In my code I am trying to extract some data from a file. I am getting this error when I am trying to run my code on line 61. My code here:
from datetime import date
from math import floor;
from adjset_builder import adjset_builder
def check_and_update(d,start,end,log):
# print start,end;
if start in d:
if end in d[start]:
log.write("{0}-{1}\n".format(start, end))
if d[start][end] == 1:
print "one found"
d[start][end] += 1
def build_dictionary(my_adjset,my_list,factor,outfile,log):
log.write("building dictionary:\n");
window_size = int(floor(len(my_list)*factor));
if window_size<2:
log.write("too small\n")
return;
log.write('Total:{0},windowsize:{1}\n'.format(len(my_list),window_size));
log.write("Window at place: 0,")
for i in xrange(window_size):
j = i+1;
while j<window_size:
check_and_update(my_adjset, my_list[i][1], my_list[j][1],log);
j=j+1
i=1;
while i<=len(my_list)-window_size:
log.write("{0},".format(i))
j=i;
k=i+window_size-1;
while j<k:
check_and_update(my_adjset, my_list[i][1], my_list[j][1],log);
j+=1
i += 1
log.write("\nDictionary building done\n")
def make_movie_list(infilename,factor):
log=open('log.txt','w');
outfile=open(infilename.split('.')[0]+"_plot_"+str(factor)+".txt",'w');
f=open(infilename,'r');
my_adjset=dict()
adjset_builder('friends.txt', my_adjset);
count =1
while True:
string = f.readline();
if string=='':
break;
log.write("count:{0}\n".format(count))
count += 1
[movie,freunde] = string.split('=');
freunde = freunde.split(';')
mylist=[]
for i in freunde:
[user_id,date] = i.split(' ');
[yy,mm,dd] = date.split('-');
# l=list((date(int(yy),int(mm),int(dd)),user_id))
mylist.append([date(int(yy),int(mm),int(dd)),user_id]); ## line 61
log.write("list built");
print mylist
break;
# build_dictionary(my_adjset, mylist, factor,outfile,log)
del(mylist);
print 'Done'
log.close();
outfile.close();
f.close();
print count
if __name__ == '__main__':
make_movie_list('grades_processed.txt',.5)
However when I tried to simulate the same thing in 'Console' I do not get any error:
dd='12'
mm='2'
yy='1991'
user_id='98807'
from datetime import date
from datetime import date
l=list((date(int(yy),int(mm),int(dd)),user_id))
l [datetime.date(1991, 2, 12), '98807']
Might be something very silly but I am a beginner so can not seem to notice the mistake.
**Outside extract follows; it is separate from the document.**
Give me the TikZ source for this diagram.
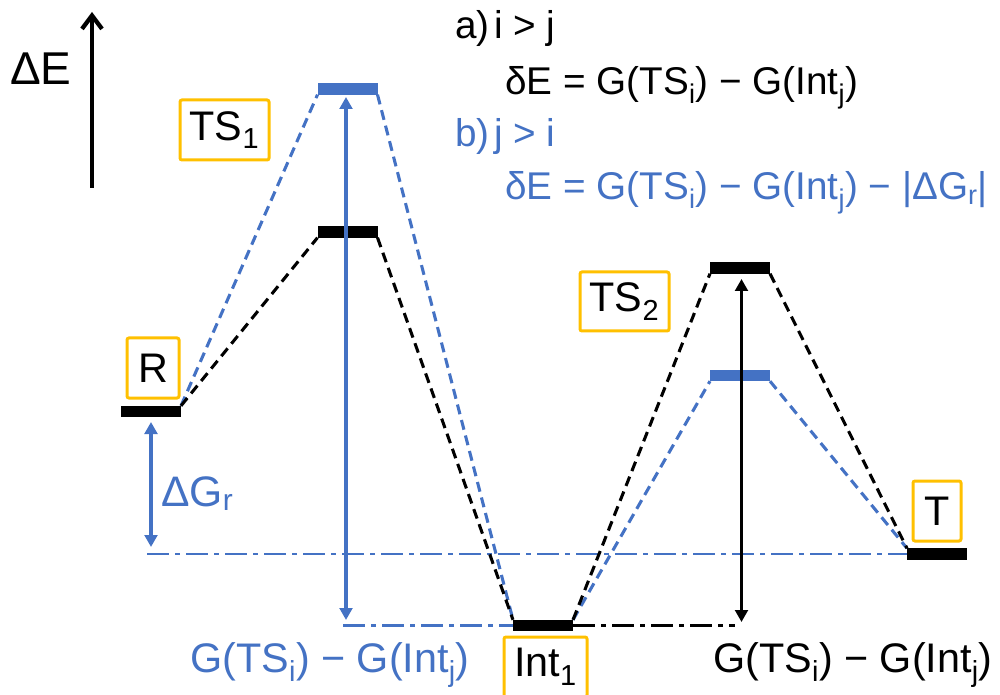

Thank you!
This makes date a function:
from datetime import date
This makes date a string:
[user_id,date] = i.split(' ');
You get a TypeError now, since date is no longer a function:
mylist.append([date(int(yy),int(mm),int(dd)),user_id]);
One way to avoid this error is to import modules instead of functions:
import datetime as dt
mylist.append([dt.date(int(yy),int(mm),int(dd)),user_id])
or more succinctly,
mylist.append([dt.date(*date.split('-')), user_id])
PS: Remove all those unnecessary semicolons!
You have a variable called date, rename it so that it doesn't shadow the date function from datetime.